◆ Exercise
The lines to extract run from the first line of the material below to the line containing "const y = d3.scaleLinear().domain([0, 700]).range([243, 80]);", both included; leave the pictures behind.
━━━ Material shown
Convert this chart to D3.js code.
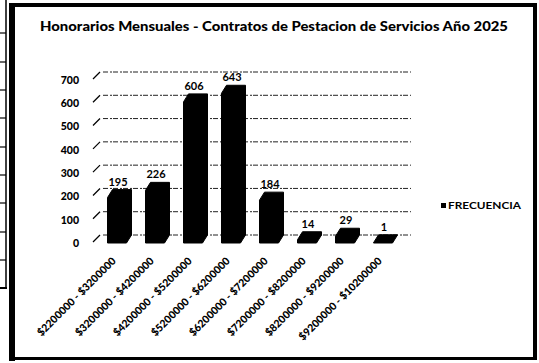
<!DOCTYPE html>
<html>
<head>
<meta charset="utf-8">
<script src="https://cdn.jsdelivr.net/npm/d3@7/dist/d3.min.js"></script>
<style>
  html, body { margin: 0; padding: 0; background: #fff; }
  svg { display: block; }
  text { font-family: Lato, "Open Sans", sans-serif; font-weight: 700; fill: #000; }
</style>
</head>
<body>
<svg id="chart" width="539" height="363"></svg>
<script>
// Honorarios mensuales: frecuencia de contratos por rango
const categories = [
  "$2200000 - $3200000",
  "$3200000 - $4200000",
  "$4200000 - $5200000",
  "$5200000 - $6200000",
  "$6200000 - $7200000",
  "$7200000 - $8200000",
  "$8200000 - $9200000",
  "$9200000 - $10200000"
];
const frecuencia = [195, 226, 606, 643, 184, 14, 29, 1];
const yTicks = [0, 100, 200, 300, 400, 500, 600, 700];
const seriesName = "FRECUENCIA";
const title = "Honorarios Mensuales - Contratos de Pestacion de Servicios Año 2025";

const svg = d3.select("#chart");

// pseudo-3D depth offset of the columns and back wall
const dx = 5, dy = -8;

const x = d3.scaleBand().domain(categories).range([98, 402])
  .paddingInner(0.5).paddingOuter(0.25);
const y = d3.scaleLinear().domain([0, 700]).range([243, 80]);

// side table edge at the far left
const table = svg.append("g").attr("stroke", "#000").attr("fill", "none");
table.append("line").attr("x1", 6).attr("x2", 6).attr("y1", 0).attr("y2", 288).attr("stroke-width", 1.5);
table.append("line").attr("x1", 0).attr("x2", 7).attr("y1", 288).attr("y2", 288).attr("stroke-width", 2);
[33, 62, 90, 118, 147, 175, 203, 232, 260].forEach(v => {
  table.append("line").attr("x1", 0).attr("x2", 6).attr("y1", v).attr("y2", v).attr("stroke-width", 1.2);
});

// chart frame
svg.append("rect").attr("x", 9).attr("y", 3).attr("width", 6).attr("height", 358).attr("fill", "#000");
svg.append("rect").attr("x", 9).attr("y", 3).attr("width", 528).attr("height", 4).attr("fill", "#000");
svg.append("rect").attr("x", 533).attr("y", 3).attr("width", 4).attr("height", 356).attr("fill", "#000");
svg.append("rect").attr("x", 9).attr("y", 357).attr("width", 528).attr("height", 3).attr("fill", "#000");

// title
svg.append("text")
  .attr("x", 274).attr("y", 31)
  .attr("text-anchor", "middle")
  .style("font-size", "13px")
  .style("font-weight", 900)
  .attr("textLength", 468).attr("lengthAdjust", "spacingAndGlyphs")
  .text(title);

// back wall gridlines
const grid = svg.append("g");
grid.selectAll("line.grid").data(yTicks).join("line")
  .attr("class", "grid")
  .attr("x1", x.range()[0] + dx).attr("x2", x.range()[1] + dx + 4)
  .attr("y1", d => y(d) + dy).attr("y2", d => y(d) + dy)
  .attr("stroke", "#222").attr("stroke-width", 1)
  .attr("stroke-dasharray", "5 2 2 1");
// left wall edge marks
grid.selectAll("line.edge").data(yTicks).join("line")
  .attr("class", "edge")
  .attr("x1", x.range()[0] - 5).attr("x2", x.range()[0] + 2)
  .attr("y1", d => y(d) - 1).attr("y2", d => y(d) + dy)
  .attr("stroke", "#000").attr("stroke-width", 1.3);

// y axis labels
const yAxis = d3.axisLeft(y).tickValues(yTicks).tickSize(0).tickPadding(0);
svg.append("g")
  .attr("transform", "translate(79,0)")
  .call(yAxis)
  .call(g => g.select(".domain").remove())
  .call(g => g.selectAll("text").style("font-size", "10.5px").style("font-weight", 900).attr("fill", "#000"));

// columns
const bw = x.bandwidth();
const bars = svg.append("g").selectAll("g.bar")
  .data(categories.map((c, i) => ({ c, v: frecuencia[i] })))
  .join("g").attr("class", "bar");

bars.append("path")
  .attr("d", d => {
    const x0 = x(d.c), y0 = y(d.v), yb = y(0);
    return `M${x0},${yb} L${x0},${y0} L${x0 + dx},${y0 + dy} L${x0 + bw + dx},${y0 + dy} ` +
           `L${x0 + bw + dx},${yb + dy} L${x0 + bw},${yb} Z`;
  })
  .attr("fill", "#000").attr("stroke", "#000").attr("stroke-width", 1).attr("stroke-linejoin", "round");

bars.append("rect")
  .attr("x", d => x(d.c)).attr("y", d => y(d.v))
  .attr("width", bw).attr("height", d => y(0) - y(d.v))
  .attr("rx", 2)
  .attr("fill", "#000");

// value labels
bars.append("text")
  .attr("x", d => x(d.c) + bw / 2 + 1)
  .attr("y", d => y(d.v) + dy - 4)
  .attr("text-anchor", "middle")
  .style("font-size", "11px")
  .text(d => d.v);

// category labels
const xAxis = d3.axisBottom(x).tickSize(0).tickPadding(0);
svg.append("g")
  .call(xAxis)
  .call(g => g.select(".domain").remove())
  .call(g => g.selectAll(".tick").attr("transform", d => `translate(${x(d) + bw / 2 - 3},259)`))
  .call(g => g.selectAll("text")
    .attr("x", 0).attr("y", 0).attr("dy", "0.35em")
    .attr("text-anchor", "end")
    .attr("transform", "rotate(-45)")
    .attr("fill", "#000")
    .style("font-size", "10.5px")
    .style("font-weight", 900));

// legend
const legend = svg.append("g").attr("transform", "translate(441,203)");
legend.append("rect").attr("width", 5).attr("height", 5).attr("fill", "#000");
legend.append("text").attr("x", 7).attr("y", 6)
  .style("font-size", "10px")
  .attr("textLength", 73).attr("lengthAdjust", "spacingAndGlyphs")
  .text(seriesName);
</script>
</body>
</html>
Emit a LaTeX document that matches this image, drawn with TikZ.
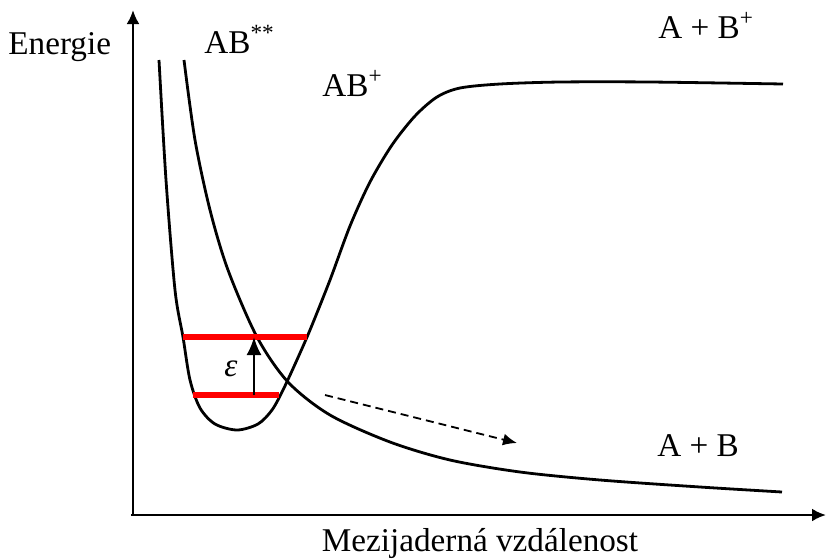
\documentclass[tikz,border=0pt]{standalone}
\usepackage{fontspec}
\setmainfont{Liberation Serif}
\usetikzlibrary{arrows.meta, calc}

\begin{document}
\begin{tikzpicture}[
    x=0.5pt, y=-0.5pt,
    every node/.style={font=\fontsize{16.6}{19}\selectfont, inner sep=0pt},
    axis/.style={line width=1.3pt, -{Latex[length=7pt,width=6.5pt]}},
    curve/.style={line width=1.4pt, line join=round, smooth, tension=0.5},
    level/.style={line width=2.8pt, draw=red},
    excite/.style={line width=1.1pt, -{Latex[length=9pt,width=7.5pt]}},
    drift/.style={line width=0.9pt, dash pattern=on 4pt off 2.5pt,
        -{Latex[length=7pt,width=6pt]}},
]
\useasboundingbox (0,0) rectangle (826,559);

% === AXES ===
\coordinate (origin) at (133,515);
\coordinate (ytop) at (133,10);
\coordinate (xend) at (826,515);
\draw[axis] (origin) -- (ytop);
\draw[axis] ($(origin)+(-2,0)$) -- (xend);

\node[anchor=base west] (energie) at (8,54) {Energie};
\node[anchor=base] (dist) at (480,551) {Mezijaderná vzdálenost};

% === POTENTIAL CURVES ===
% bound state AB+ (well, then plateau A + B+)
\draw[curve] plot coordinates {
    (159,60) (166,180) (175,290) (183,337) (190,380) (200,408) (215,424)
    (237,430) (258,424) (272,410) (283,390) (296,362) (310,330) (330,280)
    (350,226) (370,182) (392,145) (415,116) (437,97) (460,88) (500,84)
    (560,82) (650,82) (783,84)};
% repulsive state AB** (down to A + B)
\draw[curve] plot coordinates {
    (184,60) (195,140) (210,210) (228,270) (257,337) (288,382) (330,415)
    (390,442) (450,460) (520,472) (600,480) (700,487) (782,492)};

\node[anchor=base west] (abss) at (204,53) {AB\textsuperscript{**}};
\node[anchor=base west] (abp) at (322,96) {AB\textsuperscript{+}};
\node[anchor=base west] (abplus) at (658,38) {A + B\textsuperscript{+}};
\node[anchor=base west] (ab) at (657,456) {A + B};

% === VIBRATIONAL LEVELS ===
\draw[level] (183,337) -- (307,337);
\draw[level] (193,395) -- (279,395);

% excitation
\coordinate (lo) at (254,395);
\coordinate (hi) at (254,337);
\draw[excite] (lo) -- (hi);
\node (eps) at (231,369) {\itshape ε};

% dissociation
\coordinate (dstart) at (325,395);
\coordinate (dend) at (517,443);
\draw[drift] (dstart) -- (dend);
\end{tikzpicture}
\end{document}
━━━━━━
◆ Written solution
Convert this chart to D3.js code.
<!DOCTYPE html>
<html>
<head>
<meta charset="utf-8">
<script src="https://cdn.jsdelivr.net/npm/d3@7/dist/d3.min.js"></script>
<style>
  html, body { margin: 0; padding: 0; background: #fff; }
  svg { display: block; }
  text { font-family: Lato, "Open Sans", sans-serif; font-weight: 700; fill: #000; }
</style>
</head>
<body>
<svg id="chart" width="539" height="363"></svg>
<script>
// Honorarios mensuales: frecuencia de contratos por rango
const categories = [
  "$2200000 - $3200000",
  "$3200000 - $4200000",
  "$4200000 - $5200000",
  "$5200000 - $6200000",
  "$6200000 - $7200000",
  "$7200000 - $8200000",
  "$8200000 - $9200000",
  "$9200000 - $10200000"
];
const frecuencia = [195, 226, 606, 643, 184, 14, 29, 1];
const yTicks = [0, 100, 200, 300, 400, 500, 600, 700];
const seriesName = "FRECUENCIA";
const title = "Honorarios Mensuales - Contratos de Pestacion de Servicios Año 2025";

const svg = d3.select("#chart");

// pseudo-3D depth offset of the columns and back wall
const dx = 5, dy = -8;

const x = d3.scaleBand().domain(categories).range([98, 402])
  .paddingInner(0.5).paddingOuter(0.25);
const y = d3.scaleLinear().domain([0, 700]).range([243, 80]);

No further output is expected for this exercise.